● **Exercise**: Will you write out the data exactly, excluding every picture?

● **Data shown**:
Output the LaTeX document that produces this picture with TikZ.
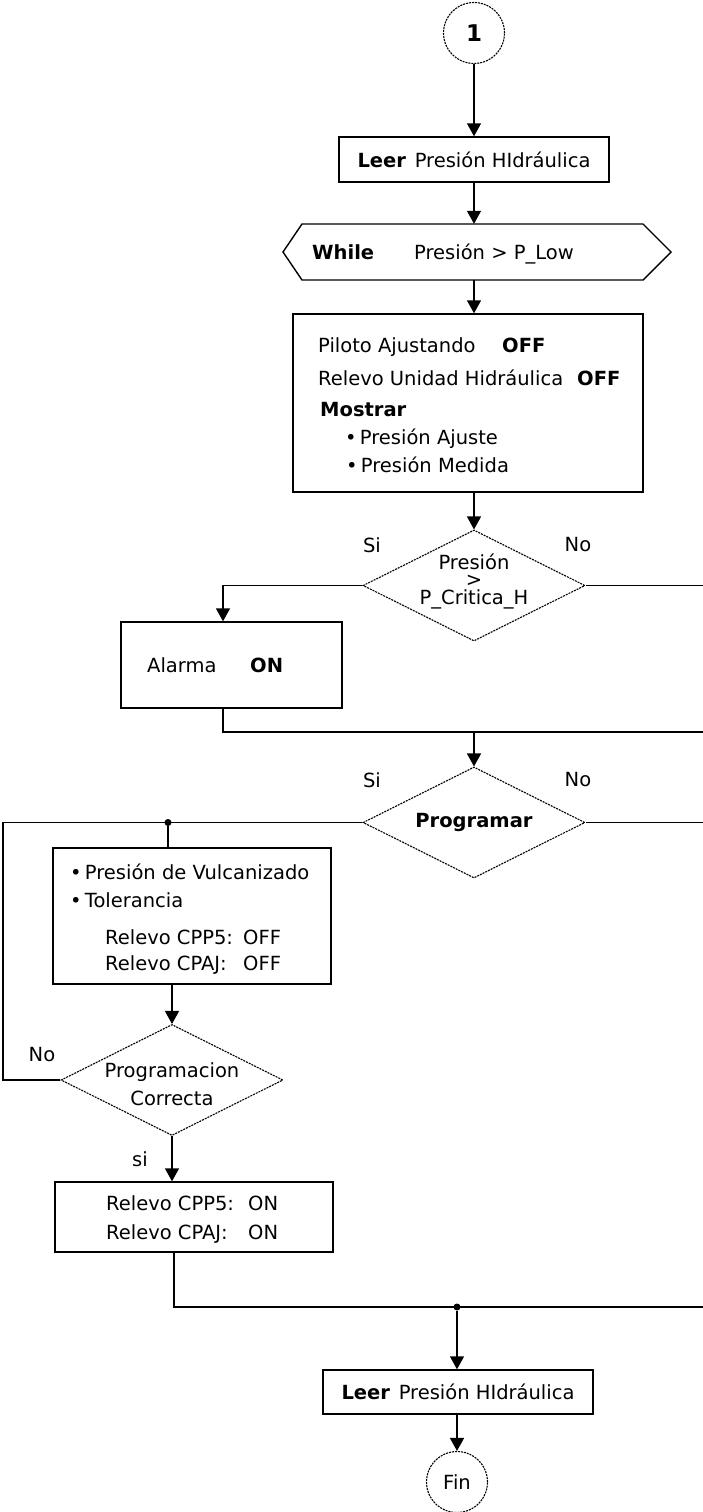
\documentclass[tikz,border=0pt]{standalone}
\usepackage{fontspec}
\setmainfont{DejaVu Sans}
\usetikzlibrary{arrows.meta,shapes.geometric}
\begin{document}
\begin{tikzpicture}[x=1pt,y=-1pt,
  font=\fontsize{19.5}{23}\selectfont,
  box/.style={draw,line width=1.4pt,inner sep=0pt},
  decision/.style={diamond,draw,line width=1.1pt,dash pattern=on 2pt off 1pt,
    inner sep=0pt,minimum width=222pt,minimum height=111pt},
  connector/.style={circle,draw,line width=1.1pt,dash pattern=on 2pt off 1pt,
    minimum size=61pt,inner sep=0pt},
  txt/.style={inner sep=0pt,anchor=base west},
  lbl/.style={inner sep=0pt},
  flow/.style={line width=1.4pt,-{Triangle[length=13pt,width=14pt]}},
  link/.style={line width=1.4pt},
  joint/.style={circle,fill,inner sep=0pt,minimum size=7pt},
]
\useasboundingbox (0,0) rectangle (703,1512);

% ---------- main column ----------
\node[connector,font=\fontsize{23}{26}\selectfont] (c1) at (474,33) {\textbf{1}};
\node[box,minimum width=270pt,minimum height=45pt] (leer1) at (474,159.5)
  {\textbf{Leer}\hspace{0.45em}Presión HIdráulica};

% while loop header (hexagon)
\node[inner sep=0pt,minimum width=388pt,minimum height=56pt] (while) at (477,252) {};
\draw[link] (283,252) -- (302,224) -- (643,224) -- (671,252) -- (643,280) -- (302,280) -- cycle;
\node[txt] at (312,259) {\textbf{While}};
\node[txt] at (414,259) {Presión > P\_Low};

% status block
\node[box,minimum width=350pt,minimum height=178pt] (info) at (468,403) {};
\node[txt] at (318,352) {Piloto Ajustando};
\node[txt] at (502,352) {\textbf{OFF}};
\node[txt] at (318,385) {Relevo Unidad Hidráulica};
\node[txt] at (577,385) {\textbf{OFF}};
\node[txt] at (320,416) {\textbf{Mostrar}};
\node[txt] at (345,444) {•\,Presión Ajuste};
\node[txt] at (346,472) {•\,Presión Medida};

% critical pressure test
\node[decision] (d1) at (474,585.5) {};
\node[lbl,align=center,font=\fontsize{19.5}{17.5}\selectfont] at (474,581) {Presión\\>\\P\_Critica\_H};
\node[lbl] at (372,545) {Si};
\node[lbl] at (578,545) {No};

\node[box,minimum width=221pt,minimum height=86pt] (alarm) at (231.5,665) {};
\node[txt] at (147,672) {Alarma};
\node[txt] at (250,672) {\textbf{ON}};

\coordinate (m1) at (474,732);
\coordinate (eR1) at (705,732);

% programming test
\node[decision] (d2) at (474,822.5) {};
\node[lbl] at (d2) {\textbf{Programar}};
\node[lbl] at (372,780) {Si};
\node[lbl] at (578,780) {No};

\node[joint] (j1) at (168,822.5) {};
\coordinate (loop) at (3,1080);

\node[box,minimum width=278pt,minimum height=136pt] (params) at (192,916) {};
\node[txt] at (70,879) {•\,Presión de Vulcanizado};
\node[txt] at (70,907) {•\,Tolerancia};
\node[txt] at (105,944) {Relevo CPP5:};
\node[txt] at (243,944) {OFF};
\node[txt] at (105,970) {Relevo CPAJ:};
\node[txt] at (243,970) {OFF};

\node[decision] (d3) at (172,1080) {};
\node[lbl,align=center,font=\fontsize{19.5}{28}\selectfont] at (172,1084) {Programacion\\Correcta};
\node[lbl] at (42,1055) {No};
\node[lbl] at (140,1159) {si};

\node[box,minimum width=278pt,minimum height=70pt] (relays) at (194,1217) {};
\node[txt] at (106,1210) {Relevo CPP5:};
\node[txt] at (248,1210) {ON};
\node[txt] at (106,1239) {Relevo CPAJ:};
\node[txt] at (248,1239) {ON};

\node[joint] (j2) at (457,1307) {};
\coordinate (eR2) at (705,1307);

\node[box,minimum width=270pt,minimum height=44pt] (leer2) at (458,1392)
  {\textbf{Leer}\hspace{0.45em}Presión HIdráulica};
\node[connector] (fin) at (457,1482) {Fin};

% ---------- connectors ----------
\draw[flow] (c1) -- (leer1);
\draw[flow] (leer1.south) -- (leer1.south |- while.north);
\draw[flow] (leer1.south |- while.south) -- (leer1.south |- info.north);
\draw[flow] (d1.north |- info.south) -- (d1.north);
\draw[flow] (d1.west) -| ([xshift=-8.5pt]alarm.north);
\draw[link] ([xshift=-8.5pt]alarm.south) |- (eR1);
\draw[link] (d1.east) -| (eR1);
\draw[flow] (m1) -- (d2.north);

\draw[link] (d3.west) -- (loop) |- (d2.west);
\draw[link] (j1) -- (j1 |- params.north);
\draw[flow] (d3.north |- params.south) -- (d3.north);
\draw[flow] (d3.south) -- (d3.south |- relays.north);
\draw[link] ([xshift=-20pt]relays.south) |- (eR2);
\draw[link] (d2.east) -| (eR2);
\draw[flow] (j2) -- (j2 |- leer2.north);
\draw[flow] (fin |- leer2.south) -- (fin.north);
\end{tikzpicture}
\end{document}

● **The output**:
Output the LaTeX document that produces this picture with TikZ.
\documentclass[tikz,border=0pt]{standalone}
\usepackage{fontspec}
\setmainfont{DejaVu Sans}
\usetikzlibrary{arrows.meta,shapes.geometric}
\begin{document}
\begin{tikzpicture}[x=1pt,y=-1pt,
  font=\fontsize{19.5}{23}\selectfont,
  box/.style={draw,line width=1.4pt,inner sep=0pt},
  decision/.style={diamond,draw,line width=1.1pt,dash pattern=on 2pt off 1pt,
    inner sep=0pt,minimum width=222pt,minimum height=111pt},
  connector/.style={circle,draw,line width=1.1pt,dash pattern=on 2pt off 1pt,
    minimum size=61pt,inner sep=0pt},
  txt/.style={inner sep=0pt,anchor=base west},
  lbl/.style={inner sep=0pt},
  flow/.style={line width=1.4pt,-{Triangle[length=13pt,width=14pt]}},
  link/.style={line width=1.4pt},
  joint/.style={circle,fill,inner sep=0pt,minimum size=7pt},
]
\useasboundingbox (0,0) rectangle (703,1512);

% ---------- main column ----------
\node[connector,font=\fontsize{23}{26}\selectfont] (c1) at (474,33) {\textbf{1}};
\node[box,minimum width=270pt,minimum height=45pt] (leer1) at (474,159.5)
  {\textbf{Leer}\hspace{0.45em}Presión HIdráulica};

% while loop header (hexagon)
\node[inner sep=0pt,minimum width=388pt,minimum height=56pt] (while) at (477,252) {};
\draw[link] (283,252) -- (302,224) -- (643,224) -- (671,252) -- (643,280) -- (302,280) -- cycle;
\node[txt] at (312,259) {\textbf{While}};
\node[txt] at (414,259) {Presión > P\_Low};

% status block
\node[box,minimum width=350pt,minimum height=178pt] (info) at (468,403) {};
\node[txt] at (318,352) {Piloto Ajustando};
\node[txt] at (502,352) {\textbf{OFF}};
\node[txt] at (318,385) {Relevo Unidad Hidráulica};
\node[txt] at (577,385) {\textbf{OFF}};
\node[txt] at (320,416) {\textbf{Mostrar}};
\node[txt] at (345,444) {•\,Presión Ajuste};
\node[txt] at (346,472) {•\,Presión Medida};

% critical pressure test
\node[decision] (d1) at (474,585.5) {};
\node[lbl,align=center,font=\fontsize{19.5}{17.5}\selectfont] at (474,581) {Presión\\>\\P\_Critica\_H};
\node[lbl] at (372,545) {Si};
\node[lbl] at (578,545) {No};

\node[box,minimum width=221pt,minimum height=86pt] (alarm) at (231.5,665) {};
\node[txt] at (147,672) {Alarma};
\node[txt] at (250,672) {\textbf{ON}};

\coordinate (m1) at (474,732);
\coordinate (eR1) at (705,732);

% programming test
\node[decision] (d2) at (474,822.5) {};
\node[lbl] at (d2) {\textbf{Programar}};
\node[lbl] at (372,780) {Si};
\node[lbl] at (578,780) {No};

\node[joint] (j1) at (168,822.5) {};
\coordinate (loop) at (3,1080);

\node[box,minimum width=278pt,minimum height=136pt] (params) at (192,916) {};
\node[txt] at (70,879) {•\,Presión de Vulcanizado};
\node[txt] at (70,907) {•\,Tolerancia};
\node[txt] at (105,944) {Relevo CPP5:};
\node[txt] at (243,944) {OFF};
\node[txt] at (105,970) {Relevo CPAJ:};
\node[txt] at (243,970) {OFF};

\node[decision] (d3) at (172,1080) {};
\node[lbl,align=center,font=\fontsize{19.5}{28}\selectfont] at (172,1084) {Programacion\\Correcta};
\node[lbl] at (42,1055) {No};
\node[lbl] at (140,1159) {si};

\node[box,minimum width=278pt,minimum height=70pt] (relays) at (194,1217) {};
\node[txt] at (106,1210) {Relevo CPP5:};
\node[txt] at (248,1210) {ON};
\node[txt] at (106,1239) {Relevo CPAJ:};
\node[txt] at (248,1239) {ON};

\node[joint] (j2) at (457,1307) {};
\coordinate (eR2) at (705,1307);

\node[box,minimum width=270pt,minimum height=44pt] (leer2) at (458,1392)
  {\textbf{Leer}\hspace{0.45em}Presión HIdráulica};
\node[connector] (fin) at (457,1482) {Fin};

% ---------- connectors ----------
\draw[flow] (c1) -- (leer1);
\draw[flow] (leer1.south) -- (leer1.south |- while.north);
\draw[flow] (leer1.south |- while.south) -- (leer1.south |- info.north);
\draw[flow] (d1.north |- info.south) -- (d1.north);
\draw[flow] (d1.west) -| ([xshift=-8.5pt]alarm.north);
\draw[link] ([xshift=-8.5pt]alarm.south) |- (eR1);
\draw[link] (d1.east) -| (eR1);
\draw[flow] (m1) -- (d2.north);

\draw[link] (d3.west) -- (loop) |- (d2.west);
\draw[link] (j1) -- (j1 |- params.north);
\draw[flow] (d3.north |- params.south) -- (d3.north);
\draw[flow] (d3.south) -- (d3.south |- relays.north);
\draw[link] ([xshift=-20pt]relays.south) |- (eR2);
\draw[link] (d2.east) -| (eR2);
\draw[flow] (j2) -- (j2 |- leer2.north);
\draw[flow] (fin |- leer2.south) -- (fin.north);
\end{tikzpicture}
\end{document}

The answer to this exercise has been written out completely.